# Given problem:
Set down the material below word for word, excluding the pictures.

# Stored data:
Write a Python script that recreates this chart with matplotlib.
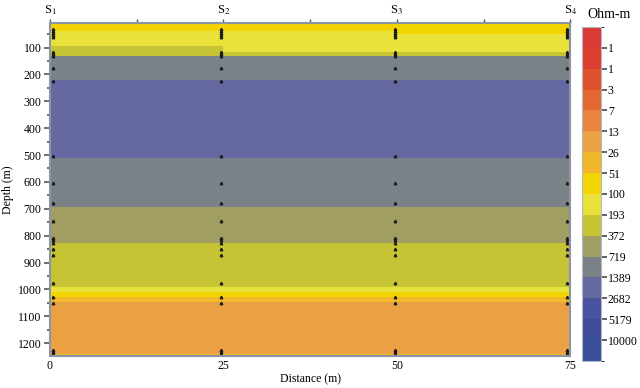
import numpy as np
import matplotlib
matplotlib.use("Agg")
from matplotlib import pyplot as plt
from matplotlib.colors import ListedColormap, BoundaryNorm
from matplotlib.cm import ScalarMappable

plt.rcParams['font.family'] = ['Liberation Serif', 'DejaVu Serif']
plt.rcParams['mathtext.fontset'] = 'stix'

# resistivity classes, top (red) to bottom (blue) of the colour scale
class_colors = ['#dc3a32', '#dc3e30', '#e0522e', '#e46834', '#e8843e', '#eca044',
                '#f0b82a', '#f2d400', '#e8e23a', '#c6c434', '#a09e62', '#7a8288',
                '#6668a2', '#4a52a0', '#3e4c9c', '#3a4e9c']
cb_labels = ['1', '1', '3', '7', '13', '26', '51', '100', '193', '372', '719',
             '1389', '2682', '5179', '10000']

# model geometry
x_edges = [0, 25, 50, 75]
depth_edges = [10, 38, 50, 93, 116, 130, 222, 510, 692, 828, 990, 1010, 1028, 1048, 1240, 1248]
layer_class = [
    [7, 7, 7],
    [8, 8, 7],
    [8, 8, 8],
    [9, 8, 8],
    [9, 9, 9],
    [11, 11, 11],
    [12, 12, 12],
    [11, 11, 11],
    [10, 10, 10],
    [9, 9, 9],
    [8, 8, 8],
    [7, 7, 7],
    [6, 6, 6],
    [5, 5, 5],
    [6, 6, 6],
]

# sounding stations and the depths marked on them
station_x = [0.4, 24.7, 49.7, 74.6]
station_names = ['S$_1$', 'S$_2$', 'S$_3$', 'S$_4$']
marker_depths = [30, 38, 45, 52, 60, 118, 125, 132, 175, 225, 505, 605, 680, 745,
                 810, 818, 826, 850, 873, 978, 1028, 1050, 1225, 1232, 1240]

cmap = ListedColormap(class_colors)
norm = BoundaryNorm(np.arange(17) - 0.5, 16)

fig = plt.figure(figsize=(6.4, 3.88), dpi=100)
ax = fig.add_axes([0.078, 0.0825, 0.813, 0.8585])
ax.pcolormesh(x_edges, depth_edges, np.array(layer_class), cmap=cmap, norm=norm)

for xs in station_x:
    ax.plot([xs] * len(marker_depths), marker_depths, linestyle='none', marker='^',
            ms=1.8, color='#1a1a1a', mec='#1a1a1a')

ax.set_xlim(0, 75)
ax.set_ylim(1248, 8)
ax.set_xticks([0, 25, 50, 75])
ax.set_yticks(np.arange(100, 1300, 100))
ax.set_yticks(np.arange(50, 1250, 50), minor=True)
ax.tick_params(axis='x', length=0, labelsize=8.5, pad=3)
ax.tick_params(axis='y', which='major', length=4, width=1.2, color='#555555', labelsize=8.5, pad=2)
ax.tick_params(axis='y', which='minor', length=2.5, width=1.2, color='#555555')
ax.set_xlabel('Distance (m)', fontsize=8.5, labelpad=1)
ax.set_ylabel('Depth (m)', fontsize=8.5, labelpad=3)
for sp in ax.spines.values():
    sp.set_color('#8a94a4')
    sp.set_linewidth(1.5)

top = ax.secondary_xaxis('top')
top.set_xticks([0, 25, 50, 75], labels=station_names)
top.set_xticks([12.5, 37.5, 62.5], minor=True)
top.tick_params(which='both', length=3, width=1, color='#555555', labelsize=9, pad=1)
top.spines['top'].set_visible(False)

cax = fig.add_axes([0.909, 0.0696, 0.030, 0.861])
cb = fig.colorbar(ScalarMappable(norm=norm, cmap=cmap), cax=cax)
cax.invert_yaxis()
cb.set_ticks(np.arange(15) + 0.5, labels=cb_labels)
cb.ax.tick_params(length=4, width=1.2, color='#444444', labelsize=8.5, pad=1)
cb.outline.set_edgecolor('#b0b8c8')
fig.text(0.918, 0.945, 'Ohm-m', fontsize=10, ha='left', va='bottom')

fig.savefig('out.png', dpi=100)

# Expected answer:
Write a Python script that recreates this chart with matplotlib.
import numpy as np
import matplotlib
matplotlib.use("Agg")
from matplotlib import pyplot as plt
from matplotlib.colors import ListedColormap, BoundaryNorm
from matplotlib.cm import ScalarMappable

plt.rcParams['font.family'] = ['Liberation Serif', 'DejaVu Serif']
plt.rcParams['mathtext.fontset'] = 'stix'

# resistivity classes, top (red) to bottom (blue) of the colour scale
class_colors = ['#dc3a32', '#dc3e30', '#e0522e', '#e46834', '#e8843e', '#eca044',
                '#f0b82a', '#f2d400', '#e8e23a', '#c6c434', '#a09e62', '#7a8288',
                '#6668a2', '#4a52a0', '#3e4c9c', '#3a4e9c']
cb_labels = ['1', '1', '3', '7', '13', '26', '51', '100', '193', '372', '719',
             '1389', '2682', '5179', '10000']

# model geometry
x_edges = [0, 25, 50, 75]
depth_edges = [10, 38, 50, 93, 116, 130, 222, 510, 692, 828, 990, 1010, 1028, 1048, 1240, 1248]
layer_class = [
    [7, 7, 7],
    [8, 8, 7],
    [8, 8, 8],
    [9, 8, 8],
    [9, 9, 9],
    [11, 11, 11],
    [12, 12, 12],
    [11, 11, 11],
    [10, 10, 10],
    [9, 9, 9],
    [8, 8, 8],
    [7, 7, 7],
    [6, 6, 6],
    [5, 5, 5],
    [6, 6, 6],
]

# sounding stations and the depths marked on them
station_x = [0.4, 24.7, 49.7, 74.6]
station_names = ['S$_1$', 'S$_2$', 'S$_3$', 'S$_4$']
marker_depths = [30, 38, 45, 52, 60, 118, 125, 132, 175, 225, 505, 605, 680, 745,
                 810, 818, 826, 850, 873, 978, 1028, 1050, 1225, 1232, 1240]

cmap = ListedColormap(class_colors)
norm = BoundaryNorm(np.arange(17) - 0.5, 16)

fig = plt.figure(figsize=(6.4, 3.88), dpi=100)
ax = fig.add_axes([0.078, 0.0825, 0.813, 0.8585])
ax.pcolormesh(x_edges, depth_edges, np.array(layer_class), cmap=cmap, norm=norm)

for xs in station_x:
    ax.plot([xs] * len(marker_depths), marker_depths, linestyle='none', marker='^',
            ms=1.8, color='#1a1a1a', mec='#1a1a1a')

ax.set_xlim(0, 75)
ax.set_ylim(1248, 8)
ax.set_xticks([0, 25, 50, 75])
ax.set_yticks(np.arange(100, 1300, 100))
ax.set_yticks(np.arange(50, 1250, 50), minor=True)
ax.tick_params(axis='x', length=0, labelsize=8.5, pad=3)
ax.tick_params(axis='y', which='major', length=4, width=1.2, color='#555555', labelsize=8.5, pad=2)
ax.tick_params(axis='y', which='minor', length=2.5, width=1.2, color='#555555')
ax.set_xlabel('Distance (m)', fontsize=8.5, labelpad=1)
ax.set_ylabel('Depth (m)', fontsize=8.5, labelpad=3)
for sp in ax.spines.values():
    sp.set_color('#8a94a4')
    sp.set_linewidth(1.5)

top = ax.secondary_xaxis('top')
top.set_xticks([0, 25, 50, 75], labels=station_names)
top.set_xticks([12.5, 37.5, 62.5], minor=True)
top.tick_params(which='both', length=3, width=1, color='#555555', labelsize=9, pad=1)
top.spines['top'].set_visible(False)

cax = fig.add_axes([0.909, 0.0696, 0.030, 0.861])
cb = fig.colorbar(ScalarMappable(norm=norm, cmap=cmap), cax=cax)
cax.invert_yaxis()
cb.set_ticks(np.arange(15) + 0.5, labels=cb_labels)
cb.ax.tick_params(length=4, width=1.2, color='#444444', labelsize=8.5, pad=1)
cb.outline.set_edgecolor('#b0b8c8')
fig.text(0.918, 0.945, 'Ohm-m', fontsize=10, ha='left', va='bottom')

fig.savefig('out.png', dpi=100)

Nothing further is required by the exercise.